We live in a world of abundant feedback. People agonize about how many “likes” their recent Instagram post recent. Common thinking in business is that more feedback is always better. Facts prove otherwise.

Gallup studied thousands of organizations on this topic and found that only 26% of employees strongly agree that the feedback they receive helps them do their job better.

A Better Approach To Feedback

Think about the young pitcher whose fortune changed when the batter swung at a bad pitch. His coaches switched from overly prescriptive to simple encouragement. Had the batter not swung, his coaches likely would have yelled out about his stride, elbows, alignment, etc. Relaxed and emboldened by something that was working, he doubled down on throwing hard and competing.

Fortunately, I had another mentor in my early days of selling. He was a manager who never spent a day in a sales role.

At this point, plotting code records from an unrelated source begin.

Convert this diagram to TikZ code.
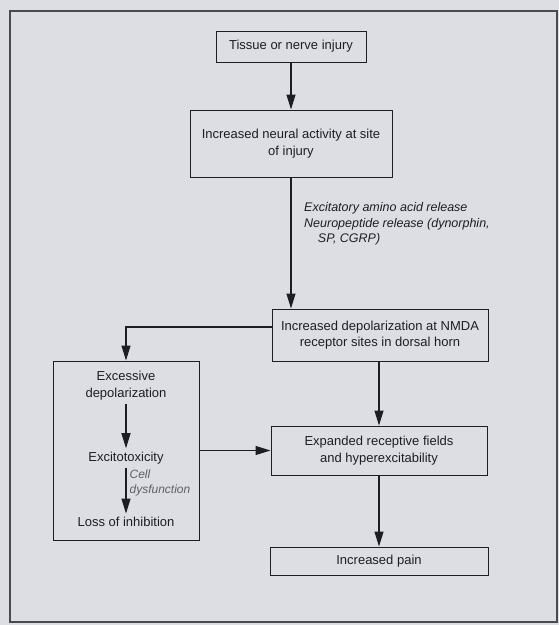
\documentclass[tikz,border=0pt]{standalone}
\usepackage{fontspec}
\setmainfont{Liberation Sans}
\usetikzlibrary{arrows.meta, positioning}
\definecolor{paper}{RGB}{221,222,228}
\definecolor{ink}{RGB}{30,30,34}
\definecolor{note}{RGB}{95,95,105}

\begin{document}
\begin{tikzpicture}[
    x=1pt, y=-1pt,
    node distance=0.5cm,
    box/.style={draw=ink, line width=1pt, fill=paper, align=center, text=ink,
      font=\fontsize{13}{16.5}\selectfont, inner sep=3pt},
    txt/.style={align=center, text=ink, font=\fontsize{13}{16.5}\selectfont, inner sep=2pt},
    arr/.style={-{Triangle[length=15pt, width=9pt]}, line width=1.2pt, draw=ink},
    >=Stealth]
  % background and frame
  \useasboundingbox[fill=paper] (0,0) rectangle (559,625);
  \draw[ink!80, line width=1.1pt] (10,11) rectangle (557,622);

  % main column
  \node[box, minimum width=150pt, minimum height=31pt] (inj) at (291,46.5) {Tissue or nerve injury};
  \node[box, minimum width=202pt, minimum height=67pt, below=47pt of inj] (act)
    {Increased neural activity at site\\of injury};
  \node[box, minimum width=216pt, minimum height=52pt, below=131pt of act, xshift=89pt] (dep)
    {Increased depolarization at NMDA\\receptor sites in dorsal horn};
  \node[box, minimum width=216pt, minimum height=49pt, below=64pt of dep, xshift=-1pt] (exp)
    {Expanded receptive fields\\and hyperexcitability};
  \node[box, minimum width=218pt, minimum height=28pt, below=71pt of exp] (pain) {Increased pain};

  % left box
  \node[box, minimum width=146pt, minimum height=179pt, left=71pt of exp] (cas) {};
  \node[txt] (exd) at ([yshift=65pt]cas.center) {Excessive\\depolarization};
  \node[txt] (exc) at ([yshift=-8pt]cas.center) {Excitotoxicity};
  \node[txt] (loss) at ([yshift=-71pt]cas.center) {Loss of inhibition};

  % connectors
  \draw[arr] (inj) -- (act);
  \draw[arr] (act.south) -- (act.south |- dep.north);
  \node[align=left, text=ink, font=\fontsize{12.5}{15.5}\selectfont\itshape, inner sep=0pt,
    below right=25pt and 13pt of act.south] (rel)
    {Excitatory amino acid release\\Neuropeptide release (dynorphin,\\\hspace*{1.1em}SP, CGRP)};
  \draw[arr] ([yshift=8pt]dep.west) -| (cas.north);
  \draw[arr] (dep.south -| exp.north) -- (exp.north);
  \draw[arr] (exp) -- (pain);
  \draw[arr] (cas.east |- exp.west) -- (exp.west);
  \draw[arr] ([yshift=-2pt]exd.south) -- ([yshift=2pt]exc.north);
  \draw[arr] ([yshift=-1pt]exc.south) -- ([yshift=1pt]loss.north)
    node[pos=0, anchor=north west, xshift=3pt, yshift=-1pt, inner sep=0pt, align=left, text=note,
      font=\fontsize{12}{15}\selectfont\itshape] (cel) {Cell\\dysfunction};
\end{tikzpicture}
\end{document}
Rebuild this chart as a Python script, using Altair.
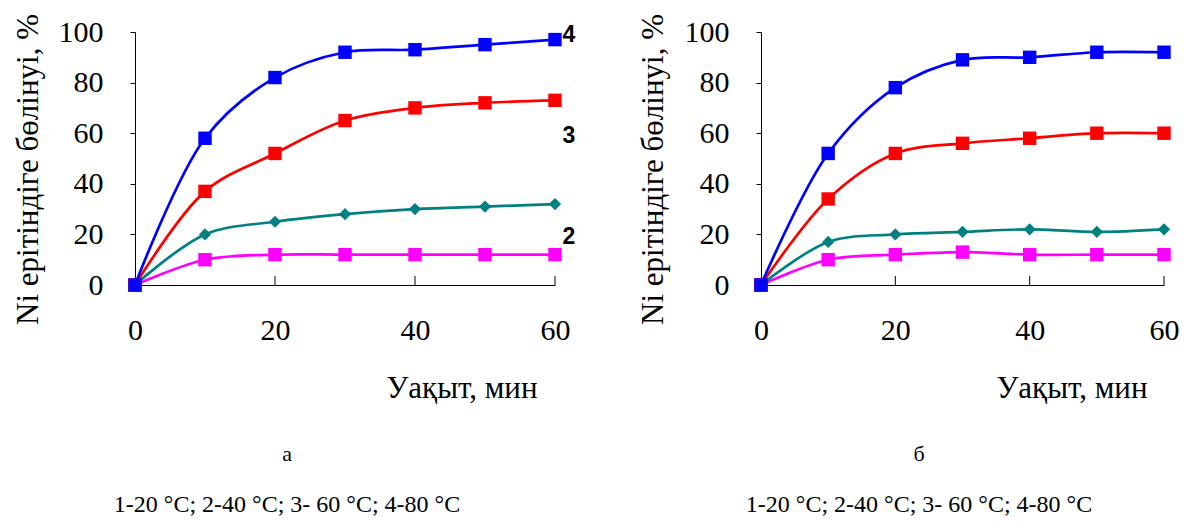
import altair as alt
import pandas as pd

time_min = [0, 10, 20, 30, 40, 50, 60]
a_s1 = [0, 10, 12, 12, 12, 12, 12]
a_s2 = [0, 20, 25, 28, 30, 31, 32]
a_s3 = [0, 37, 52, 65, 70, 72, 73]
a_s4 = [0, 58, 82, 92, 93, 95, 97]
b_s1 = [0, 10, 12, 13, 12, 12, 12]
b_s2 = [0, 17, 20, 21, 22, 21, 22]
b_s3 = [0, 34, 52, 56, 58, 60, 60]
b_s4 = [0, 52, 78, 89, 90, 92, 92]
series_colors = ["#FF00FF", "#008080", "#FF0000", "#0000FF"]
series_shapes = ["square", "diamond", "square", "square"]
series_sizes = [180, 150, 180, 180]
curve_labels = ["4", "3", "2"]
curve_label_y = [99, 59, 19]
curve_label_x = [62.0, 62.0, 62.0]
x_ticks = [0, 20, 40, 60]
y_ticks = [0, 20, 40, 60, 80, 100]
x_title = "Уақыт, мин"
y_title = "Ni ерітіндіге бөлінуі, %"
caption_legend = "1-20 °C; 2-40 °C; 3- 60 °C; 4-80 °C"

H = 253
SERIF = "Liberation Serif"


def panel(series, width, letter, xtitle_x, ytitle_x, caption_x, with_labels):
    xenc = alt.X(
        "t:Q",
        scale=alt.Scale(domain=[0, 60], nice=False),
        axis=alt.Axis(
            values=x_ticks, ticks=False, tickSize=0, labelPadding=30,
            labelFlush=False, labelFont=SERIF, labelFontSize=30,
            title=x_title, titleX=xtitle_x, titleY=112, titleAlign="right",
            titleFont=SERIF, titleFontSize=31,
            titleBaseline="alphabetic", grid=False,
        ),
    )
    yenc = alt.Y(
        "v:Q",
        scale=alt.Scale(domain=[0, 100], nice=False),
        axis=alt.Axis(
            values=y_ticks, tickSize=5, labelPadding=27,
            labelFlush=False, labelFont=SERIF, labelFontSize=30,
            title=y_title, titleX=ytitle_x, titleY=137, titleAngle=-90,
            titleFont=SERIF, titleFontSize=31,
            titleAlign="center", titleBaseline="alphabetic", grid=False,
        ),
    )
    layers = []
    for vals, c, s, sz in zip(series, series_colors, series_shapes, series_sizes):
        df = pd.DataFrame({"t": time_min, "v": vals})
        base = alt.Chart(df).encode(x=xenc, y=yenc)
        layers.append(base.mark_line(interpolate="catmull-rom", color=c, strokeWidth=2.7))
        layers.append(base.mark_point(shape=s, filled=True, size=sz, color=c, opacity=1))
    tick_df = pd.DataFrame({"t": x_ticks[1:]})
    layers.append(
        alt.Chart(tick_df).mark_rule(color="black", strokeWidth=1).encode(
            x=xenc, y=alt.value(H), y2=alt.value(H - 9)
        )
    )
    if with_labels:
        lab_df = pd.DataFrame({"t": curve_label_x, "v": curve_label_y, "lab": curve_labels})
        layers.append(
            alt.Chart(lab_df).mark_text(
                font="Liberation Sans", fontWeight="bold", fontSize=23,
                align="center", baseline="middle", color="black",
            ).encode(x=xenc, y=yenc, text="lab:N")
        )
    cap_df = pd.DataFrame({"a": [letter], "b": [caption_legend]})
    layers.append(
        alt.Chart(cap_df).mark_text(font=SERIF, fontSize=22, color="black",
                                     align="center", baseline="middle").encode(
            text="a:N", x=alt.value(caption_x), y=alt.value(422))
    )
    layers.append(
        alt.Chart(cap_df).mark_text(font=SERIF, fontSize=24, color="black",
                                     align="center", baseline="middle").encode(
            text="b:N", x=alt.value(caption_x), y=alt.value(473))
    )
    return alt.layer(*layers).properties(width=width, height=H)


left = panel([a_s1, a_s2, a_s3, a_s4], 420, "а", 402, -98, 152, True)
right = panel([b_s1, b_s2, b_s3, b_s4], 403, "б", 386, -99, 158, False)

chart = alt.hconcat(left, right, spacing=206, bounds="flush").properties(
    padding={"left": 3, "top": 5, "right": 0, "bottom": 0}
).configure_view(stroke=None).configure_axis(
    domainColor="black", domainWidth=1, tickColor="black", labelColor="black",
    labelFont=SERIF, labelFontSize=30, titleFont=SERIF, titleFontSize=31,
    titleFontWeight="normal", titleColor="black",
)

chart.save("out.html", embed_options={"renderer": "svg", "actions": False})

He was close to retiring and I frequently dragged him to sales meetings with me.

At first, I brought him because he had credibility and experience. It is one thing when a young salesperson makes a suggestion and another when someone with 40 years of experience shares an idea.

After our joint sales appointments, he never offered advice. He asked questions and occasionally shared his perspective.

  • “How do you think that went?”
  • “When did you feel the meeting was going well?”
  • “Were you ever uncomfortable during the conversation? Why?”
  • “When you said this, it made me feel like you had his best interest in mind.”
  • “I felt like you were trying to make a commission when you made this comment. Your customer might have felt the same way.”
  • “You do this so well. That’s your strength and you should do it more frequently.”

He always found several areas to compliment me, even when we were tossed out of offices after five minutes. Regardless of how poorly I handled a customer appointment, he found pockets of strength and encouraged me to do more of it.

He didn’t give me too much to process at any given time. He knew that my game was filled with holes and he never tried to fill more than one at a time. We would work on discovering needs for weeks at a time. Once he felt like I had it, he might start asking questions about my comfort level on solving problems.

A common mistake made by managers is treating someone like an empty vessel that needs to be filled up. Someone is lacking skills, so bombard them with advice until they have those skills. It doesn’t work with youth athletes and doesn’t work in business.

People are more like a flute of champagne.

Get too excited to fill the glass and foam runs all over the table. Pouring a glass of champagne takes time. You pour a little and wait for the foam to come down. Then you pour some more. The glass can only take so much bubbly at a time.

Great leadership requires patience. Take the long view and develop people at their pace, not yours.